Agire, reagire, decidere. È questo lo slogan che le istituzioni europee hanno scelto per lanciare la propria campagna di comunicazione in vista delle elezioni del Parlamento europeo previste per domenica prossima, il 25 maggio 2014. Queste elezioni sono ritenute per molti aspetti storiche. Il nuovo Parlamento, composto da 751 deputati in rappresentanza di oltre 500 milioni di persone che vivono nei 28 Stati membri, sarà chiamato, infatti, in base alle novità introdotte con i Trattati di Lisbona, a eleggere la nuova guida della Commissione europea. Tuttavia, difficilmente, potremmo conoscere la sera stessa chi tra i due principali contendenti, il popolare Juncker e il socialista (e tedesco) Schulz, diverrà il nuovo presidente del “Governo” dell’Europa.

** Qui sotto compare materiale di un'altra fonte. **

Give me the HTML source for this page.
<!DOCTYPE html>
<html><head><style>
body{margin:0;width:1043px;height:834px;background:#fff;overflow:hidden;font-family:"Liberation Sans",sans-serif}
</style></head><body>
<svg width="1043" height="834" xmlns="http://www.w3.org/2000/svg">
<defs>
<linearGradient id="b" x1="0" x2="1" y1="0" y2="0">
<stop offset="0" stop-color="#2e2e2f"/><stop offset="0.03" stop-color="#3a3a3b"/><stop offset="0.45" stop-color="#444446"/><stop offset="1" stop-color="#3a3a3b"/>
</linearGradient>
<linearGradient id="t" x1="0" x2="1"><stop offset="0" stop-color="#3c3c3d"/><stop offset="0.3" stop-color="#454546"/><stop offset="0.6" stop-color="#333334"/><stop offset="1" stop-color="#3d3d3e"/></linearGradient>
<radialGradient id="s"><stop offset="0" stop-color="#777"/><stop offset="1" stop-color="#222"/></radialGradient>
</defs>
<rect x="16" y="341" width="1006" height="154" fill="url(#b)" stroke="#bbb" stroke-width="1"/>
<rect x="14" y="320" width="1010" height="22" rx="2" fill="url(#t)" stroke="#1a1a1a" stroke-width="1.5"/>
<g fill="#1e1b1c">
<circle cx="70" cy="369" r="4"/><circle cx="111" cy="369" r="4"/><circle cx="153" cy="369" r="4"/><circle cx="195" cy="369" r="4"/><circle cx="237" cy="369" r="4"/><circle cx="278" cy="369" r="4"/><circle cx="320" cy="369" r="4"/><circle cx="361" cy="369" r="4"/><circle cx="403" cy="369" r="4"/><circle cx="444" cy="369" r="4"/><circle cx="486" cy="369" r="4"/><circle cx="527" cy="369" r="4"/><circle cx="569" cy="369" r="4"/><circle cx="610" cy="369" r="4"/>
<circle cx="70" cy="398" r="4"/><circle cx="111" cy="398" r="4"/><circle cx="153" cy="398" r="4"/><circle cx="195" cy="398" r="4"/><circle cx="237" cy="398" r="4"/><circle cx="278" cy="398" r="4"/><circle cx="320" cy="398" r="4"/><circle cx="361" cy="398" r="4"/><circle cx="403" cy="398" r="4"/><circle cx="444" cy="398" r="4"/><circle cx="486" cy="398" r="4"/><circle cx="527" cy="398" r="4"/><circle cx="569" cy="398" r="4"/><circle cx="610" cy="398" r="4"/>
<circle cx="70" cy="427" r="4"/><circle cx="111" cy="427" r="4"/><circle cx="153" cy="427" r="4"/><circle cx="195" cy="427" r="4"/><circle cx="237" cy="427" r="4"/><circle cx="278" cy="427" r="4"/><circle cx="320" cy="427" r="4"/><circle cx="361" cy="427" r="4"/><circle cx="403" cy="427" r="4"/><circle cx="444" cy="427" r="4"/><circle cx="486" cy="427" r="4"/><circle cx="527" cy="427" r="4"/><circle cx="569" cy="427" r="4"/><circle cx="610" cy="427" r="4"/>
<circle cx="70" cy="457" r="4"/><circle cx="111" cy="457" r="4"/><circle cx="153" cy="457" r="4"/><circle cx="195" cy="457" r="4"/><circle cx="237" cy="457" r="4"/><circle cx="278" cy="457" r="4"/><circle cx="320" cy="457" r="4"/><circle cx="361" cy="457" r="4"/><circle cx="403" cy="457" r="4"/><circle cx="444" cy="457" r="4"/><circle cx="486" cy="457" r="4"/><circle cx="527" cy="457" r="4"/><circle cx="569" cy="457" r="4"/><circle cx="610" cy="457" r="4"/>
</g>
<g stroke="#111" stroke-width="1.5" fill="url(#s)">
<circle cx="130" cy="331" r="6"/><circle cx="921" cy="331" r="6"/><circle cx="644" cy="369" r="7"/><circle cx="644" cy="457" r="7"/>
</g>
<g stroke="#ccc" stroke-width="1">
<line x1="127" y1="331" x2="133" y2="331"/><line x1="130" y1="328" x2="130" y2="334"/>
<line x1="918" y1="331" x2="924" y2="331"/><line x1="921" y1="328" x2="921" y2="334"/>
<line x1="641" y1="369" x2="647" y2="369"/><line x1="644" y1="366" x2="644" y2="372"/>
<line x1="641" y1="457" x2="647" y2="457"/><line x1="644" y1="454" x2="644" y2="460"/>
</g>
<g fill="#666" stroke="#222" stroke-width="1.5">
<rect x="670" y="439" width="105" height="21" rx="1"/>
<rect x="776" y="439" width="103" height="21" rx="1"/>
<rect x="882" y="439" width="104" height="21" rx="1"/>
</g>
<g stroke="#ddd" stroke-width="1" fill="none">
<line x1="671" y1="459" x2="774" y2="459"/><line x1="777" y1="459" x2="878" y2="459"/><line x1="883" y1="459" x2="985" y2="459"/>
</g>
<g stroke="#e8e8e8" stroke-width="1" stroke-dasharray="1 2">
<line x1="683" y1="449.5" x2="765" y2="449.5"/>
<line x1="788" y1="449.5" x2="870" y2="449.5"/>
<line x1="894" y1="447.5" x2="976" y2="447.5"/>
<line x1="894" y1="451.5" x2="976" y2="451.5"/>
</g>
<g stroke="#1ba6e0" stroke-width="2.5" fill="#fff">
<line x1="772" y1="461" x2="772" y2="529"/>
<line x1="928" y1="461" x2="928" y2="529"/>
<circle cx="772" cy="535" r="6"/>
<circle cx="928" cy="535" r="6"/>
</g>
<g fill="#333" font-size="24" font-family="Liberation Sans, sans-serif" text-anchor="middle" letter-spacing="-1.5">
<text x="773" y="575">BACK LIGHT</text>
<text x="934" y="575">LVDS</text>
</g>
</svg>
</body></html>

Si deve sottolineare, inoltre, come, almeno nel nostro Paese, durante questa lunga e non semplice campagna elettorale abbiano prevalso, come da tradizione, i temi domestici sulle prospettive comunitarie e sulla progettualità dell’Europa dei prossimi anni. Non è mancato, tuttavia, un dibattito europeo sulle sfide che come cittadini europei siamo e saremo chiamati a giocare nei prossimi anni.



In questa prospettiva si è mossa, ad esempio, l’Etuc, la confederazione europea dei sindacati (tra cui Cgil, Cisl e Uil), che ha lanciato, all’inizio dell’anno, un proprio manifesto che pone alcune questioni centrali per il nuovo Parlamento e per la nuova Commissione. I sindacati chiedono, infatti, di promuovere un’Europa diversa, più sociale, che punti a garantire ai suoi cittadini, prima di tutto, occupazione di qualità e un futuro sicuro. Questo significa, quindi, la fine dell’austerità “tedesca” degli ultimi anni e rimettere la solidarietà al centro delle politiche europee.



Per fare questo si ritiene necessaria una nuova politica industriale basata su innovazione, ricerca e sviluppo, istruzione, formazione, salute e una riconversione più giusta ed equa anche grazie a un piano di investimenti ambizioso che operi per il rilancio dell’economia europea (e quindi dell’occupazione). A tal fine le trade unions chiedono al futuro Parlamento di non indebolire i pilastri del modello sociale europeo, fatto di buone relazioni industriali, servizi pubblici di qualità e tutela sociale inclusiva, ma altresì di ripartire da questo.

Dal 26 maggio vedremo, quindi, se, e come, le nuove istituzioni comunitarie emerse dopo il voto sapranno rispondere a questi stimoli che le organizzazioni dei lavoratori hanno posto nel dibattito pubblico. Questioni sulle quali, è opportuno sottolineare, dovranno dare risposte concrete, sebbene a un diverso livello, anche i diversi governi nazionali, tra cui quello italiano guidato dal “socialista europeo” Matteo Renzi. La legge delega di riforma del mercato del lavoro, il cosiddetto Jobs Act, che ha iniziato il suo percorso parlamentare può certamente rappresentare in quest’ottica un’occasione importante per costruire un’Italia più europea e più sociale. Sarà la (s)volta buona?